The first thing I really struggled with was being covered up. Hindu culture is fairly conservative and most women (at least where we were) wear long pants or skirts and long sleeve shirts. My body doesn’t handle heat very well, so I was definitely nervous about being respectful, but not dying of heat. I was very unprepared for the heat and ended up going to the Taj Mahal in shorts and a tank top because I knew I would not last in pants and a shirt. We figured there would be throngs of other Westerners doing the same, but there weren’t. And I don’t mean they were there, but covered up - they just weren’t there. There were maybe 15 other Westerners there. And us. I’ve never felt so naked in my life. I kept pulling my shorts down and trying my best to be a little more modest. Our guide assured us that we were fine and that people understand that we aren’t used to the heat. That didn’t make me feel any less uncomfortable though. The hardest part was not getting mad and keeping myself from thinking of how unfair it was that women had to be covered and men didn’t a lot of the time. Many Indian men we met literally never wore a shirt. This topic alone could span pages and pages, but it’ll have to wait until another time. I could also spend many pages talking about how hard it was to get used to the general way we were treated as women in India. Everyday we faced this when our driver would only take directions from Ethan. I would tell him where to go and he would look directly at Ethan and ask again. It was difficult to walk that thin line between cultural acceptance and understanding and wanting all humans to be treated equally regardless of religion, culture, etc.
Another thing that shocked us was the amount of people that wanted pictures with us. It started at the Taj Mahal and lasted the entire trip. This happened on occasion in Thailand, but it was pretty rare and they mostly wanted pictures of Ethan because he’s 6’3”. This was something completely different and it took us all by surprise. Everywhere we went, people would literally line up to take pictures with us. And if we said yes to just one person, it was over. There would be several more waiting. As soon as one group would leave, another would show up and want to pose with each of us individually - and sometimes they just wanted my husband and his sister, we assume because they are white. Once, a guard chased a group of twenty-something guys away from Emily and I. It was pretty funny, but we also wondered why he thought that was necessary. It’s definitely a bit of a catch 22 because we wanted to be open to this unusual practice and we often struck up conversations with these people if they spoke decent English. But we also struggled to let go of our norms of politeness; we just don’t do this where we live. 95% of our trip was spent in the Rajasthan state and it was apparent that they don’t get as many white visitors as some other places in India. They definitely cared more about getting pictures with Ethan and Emily, which was strange for me because I always get approached in countries where my skin color is close to the native population. I was mistaken for being Thai more times than I can count. One person told me my hair was too light to be Indian. Overall, people taking pictures with us was frustrating at first and was a big surprise, but we rolled with it and tried not to let our Western standards of politeness impact our experiences with the Indian people.

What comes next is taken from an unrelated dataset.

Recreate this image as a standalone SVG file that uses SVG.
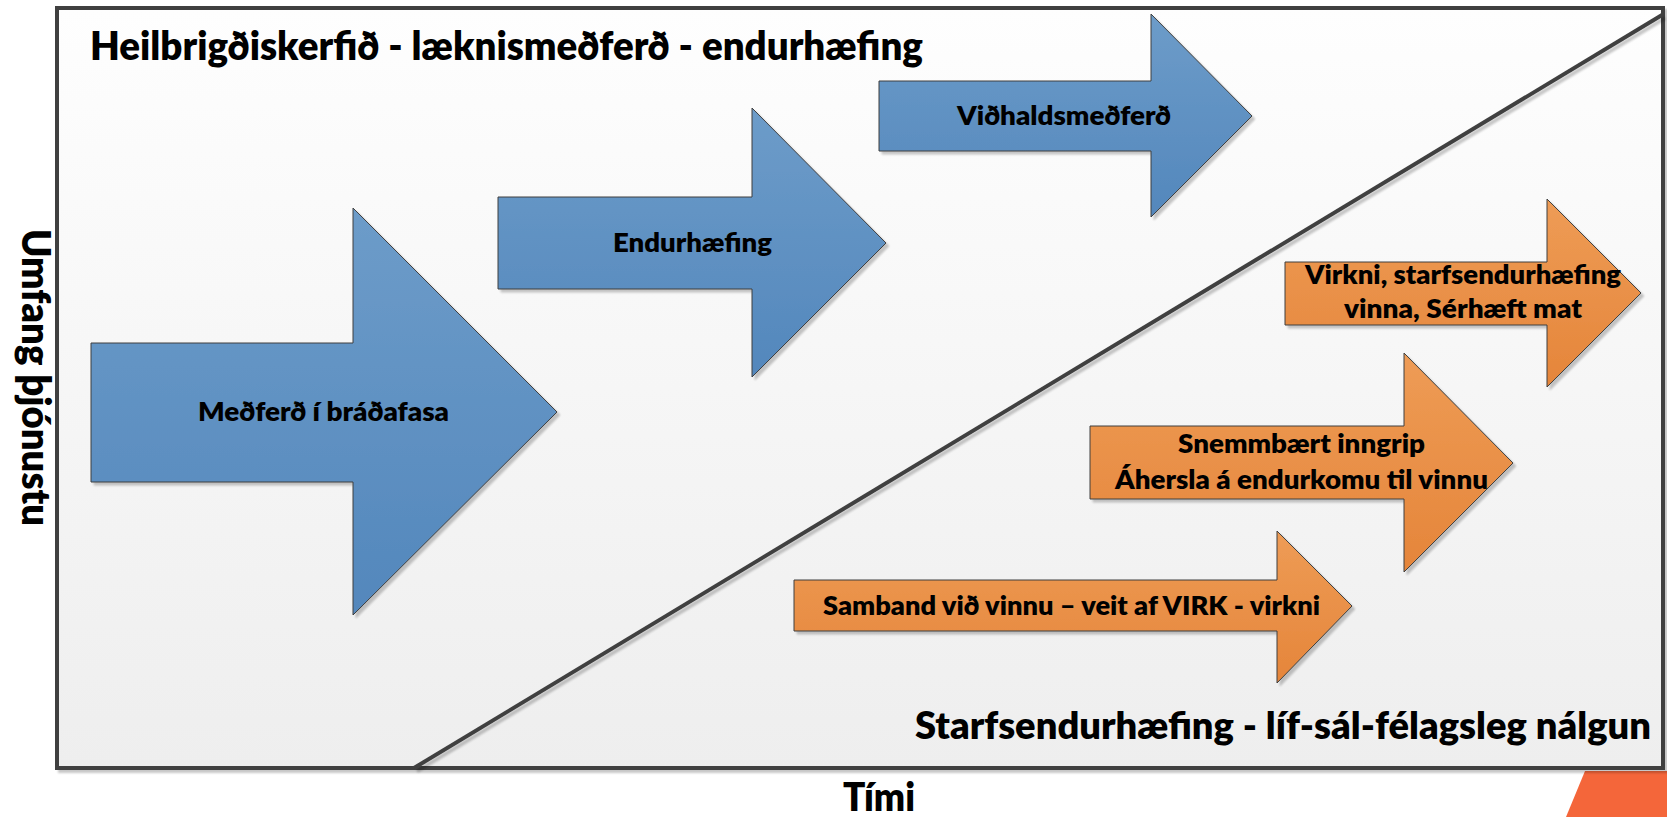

The last thing that we struggled with in India was getting invited in for tea. You may be thinking, “Isn’t that a good thing?” Yes, it was. To an extent. At first, we were apprehensive about this practice mainly because it’s not something that we are used to in the U.S. We were also told by our driver not to take drinks from strangers. It’s always an exercise in letting go of what you’re used to in any country, but we’ve also grown accustomed to just kind of going about our agenda while traveling and not really taking the time to immerse ourselves. I think some of you can probably relate. It’s hard to commit to an indeterminate amount of time drinking tea when there are sights to see! We wanted to try and make sure we were actually experiencing India though, so we agreed to a few of these tea invitations. We spent over an hour drinking tea and playing chess with one guy and spent another hour with a guy in his shop who then tried to talk us into buying traditional Indian saris. He showed us how to put them on, which was awesome, but we didn’t exactly budget for them monetarily or for the actual physical space they would take up in our bags. Even though some of these tea sessions ended with us being slightly frustrated, we were glad we accepted. We learned a lot about how the Indian people go about their lives iand how they felt about a lot of the things going on in the world. Spending our precious sightseeing time with strangers drinking what we hoped was actually tea was definitely a huge departure from what we’re used to and I, especially, had to set aside my constant urge to politely excuse us and go about our travels in our own little bubble.
Our time in India was certainly an exercise in patience. However, in letting go of our Western social norms and at least trying to embrace an unfamiliar culture, I think we all grew as travelers and human beings. After all, I think James Michener said it best, “If you reject the food, ignore the customs, fear the religion and avoid the people, you might better stay at home.”
Traveling is my number one passion in life and I hope to see as many countries as I can. Of all the places I’ve been, India tested me the most. So, I encourage you to visit if you ever get the chance. It will likely impact you in ways you never thought possible.